• DIRECTION
Could you write out the opening lines of the data, word for word, stopping after the line that contains "const samplesPerTick = 10;"?

• DATA EXTRACT
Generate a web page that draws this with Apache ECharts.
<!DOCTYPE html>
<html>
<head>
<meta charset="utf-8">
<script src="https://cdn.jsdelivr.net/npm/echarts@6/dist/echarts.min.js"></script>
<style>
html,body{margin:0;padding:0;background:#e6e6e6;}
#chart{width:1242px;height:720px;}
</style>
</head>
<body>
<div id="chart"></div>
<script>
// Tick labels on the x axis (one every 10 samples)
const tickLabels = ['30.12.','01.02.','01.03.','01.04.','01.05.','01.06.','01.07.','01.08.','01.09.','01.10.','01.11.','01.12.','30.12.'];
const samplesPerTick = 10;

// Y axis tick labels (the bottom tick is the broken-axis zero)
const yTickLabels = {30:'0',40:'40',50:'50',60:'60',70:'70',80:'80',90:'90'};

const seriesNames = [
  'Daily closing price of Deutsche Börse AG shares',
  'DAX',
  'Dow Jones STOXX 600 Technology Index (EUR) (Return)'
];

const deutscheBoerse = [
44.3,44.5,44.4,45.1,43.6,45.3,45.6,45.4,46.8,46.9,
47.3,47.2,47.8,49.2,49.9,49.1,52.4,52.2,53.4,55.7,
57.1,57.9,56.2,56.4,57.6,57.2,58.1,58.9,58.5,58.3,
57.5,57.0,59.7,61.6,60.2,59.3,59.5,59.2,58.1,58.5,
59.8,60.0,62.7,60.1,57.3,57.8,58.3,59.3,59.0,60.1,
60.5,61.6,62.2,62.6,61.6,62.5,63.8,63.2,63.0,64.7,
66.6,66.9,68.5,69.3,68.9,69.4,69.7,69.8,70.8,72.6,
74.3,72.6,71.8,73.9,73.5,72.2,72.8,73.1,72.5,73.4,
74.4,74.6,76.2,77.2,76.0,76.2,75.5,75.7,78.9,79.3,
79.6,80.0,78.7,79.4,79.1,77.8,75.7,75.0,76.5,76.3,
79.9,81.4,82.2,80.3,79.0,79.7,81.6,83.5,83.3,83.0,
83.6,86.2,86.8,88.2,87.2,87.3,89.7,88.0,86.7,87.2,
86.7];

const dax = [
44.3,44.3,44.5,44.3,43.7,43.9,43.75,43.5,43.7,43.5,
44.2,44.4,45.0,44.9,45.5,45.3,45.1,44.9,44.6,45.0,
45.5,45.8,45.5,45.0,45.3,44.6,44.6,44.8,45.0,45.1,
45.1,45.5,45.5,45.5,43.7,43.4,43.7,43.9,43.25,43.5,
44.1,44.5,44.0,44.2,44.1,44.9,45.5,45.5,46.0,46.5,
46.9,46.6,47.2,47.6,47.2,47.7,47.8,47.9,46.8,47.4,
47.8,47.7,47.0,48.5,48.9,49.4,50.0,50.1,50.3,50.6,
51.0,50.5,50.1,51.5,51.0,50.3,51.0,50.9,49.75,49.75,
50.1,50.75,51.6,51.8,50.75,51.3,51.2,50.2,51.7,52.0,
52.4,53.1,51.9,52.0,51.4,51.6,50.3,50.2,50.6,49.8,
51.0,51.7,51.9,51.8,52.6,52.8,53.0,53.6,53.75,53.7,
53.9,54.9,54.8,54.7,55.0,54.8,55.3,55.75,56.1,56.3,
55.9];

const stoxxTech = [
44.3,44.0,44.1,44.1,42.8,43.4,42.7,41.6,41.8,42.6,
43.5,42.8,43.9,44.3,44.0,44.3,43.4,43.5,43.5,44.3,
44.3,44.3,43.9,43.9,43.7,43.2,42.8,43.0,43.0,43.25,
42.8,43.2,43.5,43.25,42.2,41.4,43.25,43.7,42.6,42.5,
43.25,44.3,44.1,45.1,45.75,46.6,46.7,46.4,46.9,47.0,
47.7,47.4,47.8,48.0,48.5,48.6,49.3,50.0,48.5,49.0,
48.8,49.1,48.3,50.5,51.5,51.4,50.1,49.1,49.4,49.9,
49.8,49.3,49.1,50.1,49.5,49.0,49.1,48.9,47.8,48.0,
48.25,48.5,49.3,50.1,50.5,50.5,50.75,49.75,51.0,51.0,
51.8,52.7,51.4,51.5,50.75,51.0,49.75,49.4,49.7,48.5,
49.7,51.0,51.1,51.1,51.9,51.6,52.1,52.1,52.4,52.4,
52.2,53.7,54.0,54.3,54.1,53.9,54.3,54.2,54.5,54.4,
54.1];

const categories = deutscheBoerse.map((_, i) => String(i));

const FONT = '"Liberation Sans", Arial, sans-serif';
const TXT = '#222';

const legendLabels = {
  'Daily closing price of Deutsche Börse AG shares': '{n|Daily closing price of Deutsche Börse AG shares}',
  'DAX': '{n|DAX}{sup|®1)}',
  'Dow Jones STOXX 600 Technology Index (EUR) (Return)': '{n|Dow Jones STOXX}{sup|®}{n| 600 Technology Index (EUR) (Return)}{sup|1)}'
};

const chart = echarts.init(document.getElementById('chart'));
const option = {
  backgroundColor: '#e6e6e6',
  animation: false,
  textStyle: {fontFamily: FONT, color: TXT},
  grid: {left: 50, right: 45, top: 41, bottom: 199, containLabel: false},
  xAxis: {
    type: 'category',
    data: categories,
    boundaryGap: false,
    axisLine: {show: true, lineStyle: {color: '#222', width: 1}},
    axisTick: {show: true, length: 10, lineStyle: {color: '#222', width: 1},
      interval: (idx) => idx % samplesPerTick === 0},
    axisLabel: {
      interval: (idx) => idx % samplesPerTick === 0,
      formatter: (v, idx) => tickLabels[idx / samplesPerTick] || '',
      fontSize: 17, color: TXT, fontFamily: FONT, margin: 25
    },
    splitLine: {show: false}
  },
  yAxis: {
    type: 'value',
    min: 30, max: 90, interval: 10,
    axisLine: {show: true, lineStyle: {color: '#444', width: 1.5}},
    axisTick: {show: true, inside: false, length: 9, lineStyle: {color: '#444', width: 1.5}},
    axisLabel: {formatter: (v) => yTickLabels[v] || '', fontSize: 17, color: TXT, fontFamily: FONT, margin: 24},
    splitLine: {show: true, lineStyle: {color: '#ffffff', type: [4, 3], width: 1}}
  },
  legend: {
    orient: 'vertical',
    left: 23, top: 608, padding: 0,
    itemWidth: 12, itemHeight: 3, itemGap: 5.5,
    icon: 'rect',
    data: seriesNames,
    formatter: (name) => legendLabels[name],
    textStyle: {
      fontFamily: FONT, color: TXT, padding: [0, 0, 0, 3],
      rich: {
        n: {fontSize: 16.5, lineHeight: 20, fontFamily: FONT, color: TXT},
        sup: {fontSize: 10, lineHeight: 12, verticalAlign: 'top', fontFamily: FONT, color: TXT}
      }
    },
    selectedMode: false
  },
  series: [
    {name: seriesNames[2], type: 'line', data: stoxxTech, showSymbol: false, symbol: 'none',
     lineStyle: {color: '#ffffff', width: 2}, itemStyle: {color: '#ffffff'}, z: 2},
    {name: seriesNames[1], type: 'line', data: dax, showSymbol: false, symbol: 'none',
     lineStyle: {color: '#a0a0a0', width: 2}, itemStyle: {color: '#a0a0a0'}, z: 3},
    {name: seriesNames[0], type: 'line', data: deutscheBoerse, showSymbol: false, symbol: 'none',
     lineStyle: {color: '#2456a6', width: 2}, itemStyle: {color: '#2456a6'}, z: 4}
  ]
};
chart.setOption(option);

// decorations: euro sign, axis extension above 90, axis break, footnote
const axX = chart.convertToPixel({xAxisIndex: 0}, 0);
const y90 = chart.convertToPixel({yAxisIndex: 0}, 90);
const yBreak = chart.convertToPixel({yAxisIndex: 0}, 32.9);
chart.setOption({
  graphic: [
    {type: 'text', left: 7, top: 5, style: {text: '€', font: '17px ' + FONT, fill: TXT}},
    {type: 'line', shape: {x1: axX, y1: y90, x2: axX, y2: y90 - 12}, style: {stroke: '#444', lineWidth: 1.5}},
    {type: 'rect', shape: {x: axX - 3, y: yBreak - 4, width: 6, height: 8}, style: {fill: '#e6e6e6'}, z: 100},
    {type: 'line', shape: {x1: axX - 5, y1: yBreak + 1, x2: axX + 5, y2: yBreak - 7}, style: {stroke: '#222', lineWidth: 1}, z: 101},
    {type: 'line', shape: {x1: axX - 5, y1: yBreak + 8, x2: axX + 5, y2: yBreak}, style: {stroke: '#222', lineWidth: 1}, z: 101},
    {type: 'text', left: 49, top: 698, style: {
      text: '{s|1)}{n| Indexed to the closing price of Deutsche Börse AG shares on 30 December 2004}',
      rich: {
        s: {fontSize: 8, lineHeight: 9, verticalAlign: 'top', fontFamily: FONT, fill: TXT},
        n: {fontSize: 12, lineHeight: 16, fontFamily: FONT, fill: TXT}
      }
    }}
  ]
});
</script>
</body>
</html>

• THE REPLY
Generate a web page that draws this with Apache ECharts.
<!DOCTYPE html>
<html>
<head>
<meta charset="utf-8">
<script src="https://cdn.jsdelivr.net/npm/echarts@6/dist/echarts.min.js"></script>
<style>
html,body{margin:0;padding:0;background:#e6e6e6;}
#chart{width:1242px;height:720px;}
</style>
</head>
<body>
<div id="chart"></div>
<script>
// Tick labels on the x axis (one every 10 samples)
const tickLabels = ['30.12.','01.02.','01.03.','01.04.','01.05.','01.06.','01.07.','01.08.','01.09.','01.10.','01.11.','01.12.','30.12.'];
const samplesPerTick = 10;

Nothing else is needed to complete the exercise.